What this task involves >>
Copy all of the material exactly. Pictures are not to appear in the copy.

Stored data >>
- - -
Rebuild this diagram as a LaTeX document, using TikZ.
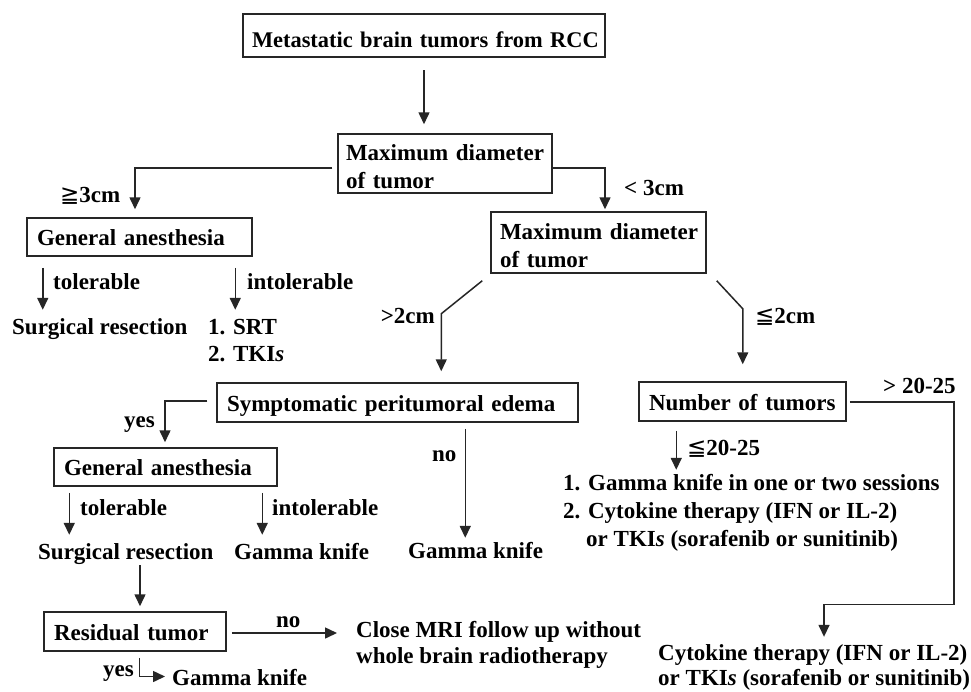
\documentclass[tikz,border=0pt]{standalone}
\usepackage{fontspec}
\setmainfont{Liberation Serif}
\newfontfamily\symf{DejaVu Sans}
\usetikzlibrary{arrows.meta,calc}
\newcommand{\mygeq}{{\symf\mdseries ≧}}
\newcommand{\myleq}{{\symf\mdseries ≦}}
\begin{document}
\begin{tikzpicture}[x=1pt,y=-1pt,
  every node/.style={font=\fontsize{23}{28}\selectfont\bfseries, text=black},
  box/.style={draw=black!85, line width=1.5pt, inner xsep=10pt, inner ysep=0pt, align=left},
  bx1/.style={box, text height=17pt, text depth=0pt},
  lbl/.style={inner sep=0pt, anchor=base west, text height=16pt, text depth=5pt},
  lnk/.style={draw=black!85, line width=1.5pt},
  arr/.style={lnk, -{Triangle[length=12pt,width=11pt]}}]
\fill[white] (0,0) rectangle (971,691);
\useasboundingbox (0,0) rectangle (971,691);

% boxes
\node[box, inner xsep=9pt, text width=344pt, minimum height=43pt, text height=23pt, text depth=0pt, font=\fontsize{22.4}{28}\selectfont\bfseries] (top) at (424,35.5) {\mbox{Metastatic brain tumors from RCC}};
\node[box, inner xsep=8pt, text width=198pt, minimum height=59pt, text height=22pt, text depth=28pt] (max1) at (445,163.5) {\mbox{Maximum diameter}\\\mbox{of tumor}};
\node[bx1, text width=205pt, minimum height=38pt] (ga1) at (139.5,237) {\mbox{General anesthesia}};
\node[box, inner xsep=9pt, text width=197pt, minimum height=61pt, text height=22pt, text depth=28pt] (max2) at (598.5,242.5) {\mbox{Maximum diameter}\\\mbox{of tumor}};
\node[bx1, text width=341pt, minimum height=39pt] (edema) at (397.5,402.5) {\mbox{Symptomatic peritumoral edema}};
\node[bx1, text width=187pt, minimum height=39pt] (num) at (742.5,401.5) {\mbox{Number of tumors}};
\node[bx1, text width=203pt, minimum height=38pt] (ga2) at (165.5,467) {\mbox{General anesthesia}};
\node[bx1, text width=162pt, minimum height=39pt] (res) at (135,631.5) {\mbox{Residual tumor}};

% texts and labels
\node[lbl] (l3ge) at (60,202) {\mygeq3cm};
\node[lbl] (l3lt) at (624,195) {< 3cm};
\node[lbl] (tol1) at (53,289) {tolerable};
\node[lbl] (int1) at (247,289) {intolerable};
\node[lbl] (sr1) at (12,334) {Surgical resection};
\node[lbl] (srt1) at (208,334) {1. SRT};
\node[lbl] (srt2) at (208,361) {2. TKI\textit{s}};
\node[lbl, anchor=base east] (l2gt) at (435,323) {>2cm};
\node[lbl] (l2le) at (755,323) {\myleq2cm};
\node[lbl] (yes1) at (124,427) {yes};
\node[lbl] (no1) at (432,461) {no};
\node[lbl] (gk1) at (408,558) {Gamma knife};
\node[lbl] (l20gt) at (883,393) {> 20-25};
\node[lbl] (l20le) at (687,455) {\myleq20-25};
\node[lbl] (li1) at (563,490) {1. Gamma knife in one or two sessions};
\node[lbl] (li2) at (563,518) {2. Cytokine therapy (IFN or IL-2)};
\node[lbl] (li3) at (586,546) {or TKI\textit{s} (sorafenib or sunitinib)};
\node[lbl] (tol2) at (80,515) {tolerable};
\node[lbl] (int2) at (272,515) {intolerable};
\node[lbl] (sr2) at (38,559) {Surgical resection};
\node[lbl] (gk2) at (234,559) {Gamma knife};
\node[lbl] (no2) at (276,627) {no};
\node[lbl] (cl1) at (356,637) {Close MRI follow up without};
\node[lbl] (cl2) at (356,663) {whole brain radiotherapy};
\node[lbl] (yes2) at (103,676) {yes};
\node[lbl] (gk3) at (172,685) {Gamma knife};
\node[lbl] (cy1) at (658,660) {Cytokine therapy (IFN or IL-2)};
\node[lbl] (cy2) at (658,685) {or TKI\textit{s} (sorafenib or sunitinib)};

% connectors
\draw[arr] ($(top.south)+(0,12.5)$) -- ($(top.south |- max1.north)+(0,-9)$);
\draw[arr] ($(max1.west)+(-5,4.5)$) -| ($(ga1.north)+(-4.5,-8)$);
\draw[arr] ($(max1.east)+(0,4.5)$) -| ($(max2.north)+(6.5,-2)$);
\draw[arr] ($(ga1.south west)+(16.5,11)$) -- ($(ga1.south west |- sr1.north)+(16.5,-8)$);
\draw[arr] ($(ga1.south west)+(209,11)$) -- ($(ga1.south west |- srt1.north)+(209,-8)$);
\draw[arr] ($(max2.south west)+(-8,7)$) -- ($(max2.south west)+(-49,40)$) -- ($(max2.south west |- edema.north)+(-49,-11)$);
\draw[arr] ($(max2.south east)+(10,7)$) -- ($(max2.south east)+(36,35)$) -- ($(max2.south east |- num.north)+(36,-17)$);
\draw[arr] ($(edema.west)+(-9,-1.5)$) -| ($(ga2.north)+(-0.5,-5)$);
\draw[arr] ($(edema.south west)+(249,6)$) -- ($(edema.south west |- gk1.north)+(249,-4)$);
\draw[arr] ($(num.south west)+(38,9)$) -- ($(num.south west |- li1.north)+(38,-4)$);
\draw[arr] ($(num.east)+(3,0.5)$) -| ($(num.east)+(107,203)$) -| ($(cy1.north west)+(166,-7)$);
\draw[arr] ($(ga2.south west)+(16,6)$) -- ($(ga2.south west |- sr2.north)+(16,-8)$);
\draw[arr] ($(ga2.south west)+(209,6)$) -- ($(ga2.south west |- gk2.north)+(209,-8)$);
\draw[arr] ($(sr2.south west)+(102,1)$) -- ($(sr2.south west |- res.north)+(102,-5)$);
\draw[arr] ($(res.east)+(5,1.5)$) -- ($(res.east -| cl1.west)+(-19,1.5)$);
\draw[arr] ($(res.south west)+(96,6)$) |- ($(gk3.west)+(-7,-3)$);
\end{tikzpicture}
\end{document}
- - -
Response to this exercise >>
Rebuild this diagram as a LaTeX document, using TikZ.
\documentclass[tikz,border=0pt]{standalone}
\usepackage{fontspec}
\setmainfont{Liberation Serif}
\newfontfamily\symf{DejaVu Sans}
\usetikzlibrary{arrows.meta,calc}
\newcommand{\mygeq}{{\symf\mdseries ≧}}
\newcommand{\myleq}{{\symf\mdseries ≦}}
\begin{document}
\begin{tikzpicture}[x=1pt,y=-1pt,
  every node/.style={font=\fontsize{23}{28}\selectfont\bfseries, text=black},
  box/.style={draw=black!85, line width=1.5pt, inner xsep=10pt, inner ysep=0pt, align=left},
  bx1/.style={box, text height=17pt, text depth=0pt},
  lbl/.style={inner sep=0pt, anchor=base west, text height=16pt, text depth=5pt},
  lnk/.style={draw=black!85, line width=1.5pt},
  arr/.style={lnk, -{Triangle[length=12pt,width=11pt]}}]
\fill[white] (0,0) rectangle (971,691);
\useasboundingbox (0,0) rectangle (971,691);

% boxes
\node[box, inner xsep=9pt, text width=344pt, minimum height=43pt, text height=23pt, text depth=0pt, font=\fontsize{22.4}{28}\selectfont\bfseries] (top) at (424,35.5) {\mbox{Metastatic brain tumors from RCC}};
\node[box, inner xsep=8pt, text width=198pt, minimum height=59pt, text height=22pt, text depth=28pt] (max1) at (445,163.5) {\mbox{Maximum diameter}\\\mbox{of tumor}};
\node[bx1, text width=205pt, minimum height=38pt] (ga1) at (139.5,237) {\mbox{General anesthesia}};
\node[box, inner xsep=9pt, text width=197pt, minimum height=61pt, text height=22pt, text depth=28pt] (max2) at (598.5,242.5) {\mbox{Maximum diameter}\\\mbox{of tumor}};
\node[bx1, text width=341pt, minimum height=39pt] (edema) at (397.5,402.5) {\mbox{Symptomatic peritumoral edema}};
\node[bx1, text width=187pt, minimum height=39pt] (num) at (742.5,401.5) {\mbox{Number of tumors}};
\node[bx1, text width=203pt, minimum height=38pt] (ga2) at (165.5,467) {\mbox{General anesthesia}};
\node[bx1, text width=162pt, minimum height=39pt] (res) at (135,631.5) {\mbox{Residual tumor}};

% texts and labels
\node[lbl] (l3ge) at (60,202) {\mygeq3cm};
\node[lbl] (l3lt) at (624,195) {< 3cm};
\node[lbl] (tol1) at (53,289) {tolerable};
\node[lbl] (int1) at (247,289) {intolerable};
\node[lbl] (sr1) at (12,334) {Surgical resection};
\node[lbl] (srt1) at (208,334) {1. SRT};
\node[lbl] (srt2) at (208,361) {2. TKI\textit{s}};
\node[lbl, anchor=base east] (l2gt) at (435,323) {>2cm};
\node[lbl] (l2le) at (755,323) {\myleq2cm};
\node[lbl] (yes1) at (124,427) {yes};
\node[lbl] (no1) at (432,461) {no};
\node[lbl] (gk1) at (408,558) {Gamma knife};
\node[lbl] (l20gt) at (883,393) {> 20-25};
\node[lbl] (l20le) at (687,455) {\myleq20-25};
\node[lbl] (li1) at (563,490) {1. Gamma knife in one or two sessions};
\node[lbl] (li2) at (563,518) {2. Cytokine therapy (IFN or IL-2)};
\node[lbl] (li3) at (586,546) {or TKI\textit{s} (sorafenib or sunitinib)};
\node[lbl] (tol2) at (80,515) {tolerable};
\node[lbl] (int2) at (272,515) {intolerable};
\node[lbl] (sr2) at (38,559) {Surgical resection};
\node[lbl] (gk2) at (234,559) {Gamma knife};
\node[lbl] (no2) at (276,627) {no};
\node[lbl] (cl1) at (356,637) {Close MRI follow up without};
\node[lbl] (cl2) at (356,663) {whole brain radiotherapy};
\node[lbl] (yes2) at (103,676) {yes};
\node[lbl] (gk3) at (172,685) {Gamma knife};
\node[lbl] (cy1) at (658,660) {Cytokine therapy (IFN or IL-2)};
\node[lbl] (cy2) at (658,685) {or TKI\textit{s} (sorafenib or sunitinib)};

% connectors
\draw[arr] ($(top.south)+(0,12.5)$) -- ($(top.south |- max1.north)+(0,-9)$);
\draw[arr] ($(max1.west)+(-5,4.5)$) -| ($(ga1.north)+(-4.5,-8)$);
\draw[arr] ($(max1.east)+(0,4.5)$) -| ($(max2.north)+(6.5,-2)$);
\draw[arr] ($(ga1.south west)+(16.5,11)$) -- ($(ga1.south west |- sr1.north)+(16.5,-8)$);
\draw[arr] ($(ga1.south west)+(209,11)$) -- ($(ga1.south west |- srt1.north)+(209,-8)$);
\draw[arr] ($(max2.south west)+(-8,7)$) -- ($(max2.south west)+(-49,40)$) -- ($(max2.south west |- edema.north)+(-49,-11)$);
\draw[arr] ($(max2.south east)+(10,7)$) -- ($(max2.south east)+(36,35)$) -- ($(max2.south east |- num.north)+(36,-17)$);
\draw[arr] ($(edema.west)+(-9,-1.5)$) -| ($(ga2.north)+(-0.5,-5)$);
\draw[arr] ($(edema.south west)+(249,6)$) -- ($(edema.south west |- gk1.north)+(249,-4)$);
\draw[arr] ($(num.south west)+(38,9)$) -- ($(num.south west |- li1.north)+(38,-4)$);
\draw[arr] ($(num.east)+(3,0.5)$) -| ($(num.east)+(107,203)$) -| ($(cy1.north west)+(166,-7)$);
\draw[arr] ($(ga2.south west)+(16,6)$) -- ($(ga2.south west |- sr2.north)+(16,-8)$);
\draw[arr] ($(ga2.south west)+(209,6)$) -- ($(ga2.south west |- gk2.north)+(209,-8)$);
\draw[arr] ($(sr2.south west)+(102,1)$) -- ($(sr2.south west |- res.north)+(102,-5)$);
\draw[arr] ($(res.east)+(5,1.5)$) -- ($(res.east -| cl1.west)+(-19,1.5)$);
\draw[arr] ($(res.south west)+(96,6)$) |- ($(gk3.west)+(-7,-3)$);
\end{tikzpicture}
\end{document}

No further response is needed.